Haven’t you ever felt like your ideas are not being heard, and it makes you feel like they don’t really matter. I know everything I come up with isn’t going to turn into a great work of art, but I do think that I have good productive ideas that deserve to be tried, at the very least acknowledged. I never felt like I was the smartest person, I never really felt like I was one of those people with a real talent for anything particular, I have just been mediocre at everything, so for me to speak up and verbalize my opinion takes a lot of courage. I don’t expect the world to walk on egg shells or to pamper me because I take rejection poorly, or have a hard time speaking my mind, but I never really expected the things people had to say about my ideas urk me.

I know I can’t be the only person that grinds their teeth a little while someone is critiquing / criticizing their work. If your anything like me you are prone to rejection and practically expect it to be lurking around every corner, so you prepare, even over prepare yourself, in order to be able to tell yourself, “at least you tried you best, but you knew that wasn’t going to work any ways.”  I can handle people editing something I have thought of or trying to improve on it, but just completely dismissing it? I don’t know why people think that stepping on someone else, will put them one step ahead.

Keeping up an attitude like that seems depressing but it actually better then constantly being disappointed, this way I am always right, whether it works or not.
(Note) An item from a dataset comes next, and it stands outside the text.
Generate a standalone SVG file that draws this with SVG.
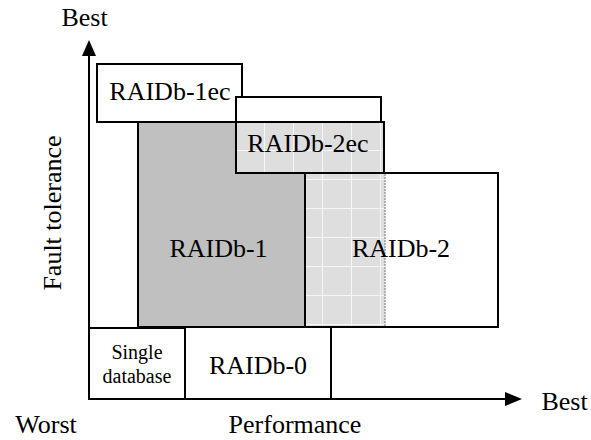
<svg xmlns="http://www.w3.org/2000/svg" width="591" height="440" viewBox="0 0 591 440">
<style>
text{font-family:"Liberation Serif","Times New Roman",serif;fill:#000;text-anchor:middle}
.lbl{font-size:26px}
.sm{font-size:20px}
.box{stroke:#000;stroke-width:2}
.axis{stroke:#000;stroke-width:2;fill:none}
</style>
<defs>
<pattern id="grid" x="236" y="122" width="29" height="29" patternUnits="userSpaceOnUse">
<rect width="29" height="29" fill="#dedede"/>
<path d="M28.5 0V29M0 28.5H29" stroke="#f6f6f6" stroke-width="1"/>
</pattern>
</defs>
<rect width="591" height="440" fill="#fff"/>
<g id="raidb-1ec"><rect class="box" x="97" y="64" width="145" height="58" fill="#fff"/><text class="lbl" x="170" y="100">RAIDb-1ec</text></g>
<g id="raidb-1"><rect class="box" x="138" y="122" width="167" height="205" fill="#c0c0c0"/><text class="lbl" x="218.5" y="257">RAIDb-1</text></g>
<g id="raidb-2ec-outer"><rect class="box" x="236" y="97" width="145" height="76" fill="#fff"/></g>
<g id="raidb-2"><rect class="box" x="305" y="173" width="193" height="154" fill="#fff"/><rect x="306" y="174" width="79" height="152" fill="url(#grid)"/><line x1="385" y1="174" x2="385" y2="326" stroke="#777" stroke-width="1" stroke-dasharray="2 1"/><text class="lbl" x="401" y="257">RAIDb-2</text></g>
<g id="raidb-2ec"><rect class="box" x="236" y="122" width="148" height="51" fill="url(#grid)"/><text class="lbl" x="308" y="152">RAIDb-2ec</text></g>
<g id="single"><rect class="box" x="89" y="328" width="96" height="71" fill="#fff"/><text class="sm" x="137" y="359">Single</text><text class="sm" x="137" y="383">database</text></g>
<g id="raidb-0"><rect class="box" x="185" y="327" width="146" height="72" fill="#fff"/><text class="lbl" x="258" y="374">RAIDb-0</text></g>
<g id="connectors">
<path class="axis" d="M89 54V399H506"/>
<polygon points="89,40 82,56 96,56" fill="#000"/>
<polygon points="522,399 505,392 505,406" fill="#000"/>
</g>
<g id="labels">
<text class="lbl" x="84.5" y="26">Best</text>
<text class="lbl" x="564.5" y="410">Best</text>
<text class="lbl" x="46" y="433">Worst</text>
<text class="lbl" x="295" y="433">Performance</text>
<text class="lbl" transform="translate(61 213) rotate(-90)">Fault tolerance</text>
</g>
</svg>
I have lived this way my entire life and there is no point in changing things now. I just was hoping that once I was no longer in school, maybe now that I have grown up a bit I can let my thoughts flow without worrying so much about the repercussions of a thumbs down response. It’s not like I have to cry in a corner if someone didn’t like my opinion, but my blood starts to boil, and I am sure that it’s not good for that vain in the side of your neck to pulse quite so hard.

The fact remains, the same kids that got away with being little jerks because everyone used the excuse “kids will be kids” are now adult little jerks.

You would think that somebody stole my teddy bear and ripped his heart out with the way that I am complaining about not being heard. But I am not in school anymore I am not in a place where the dumb assignment means nothing more than extra recycling waste on a school teachers desk. I am at work now, and my thoughts and opinions should mean something now. I know I will make myself heard.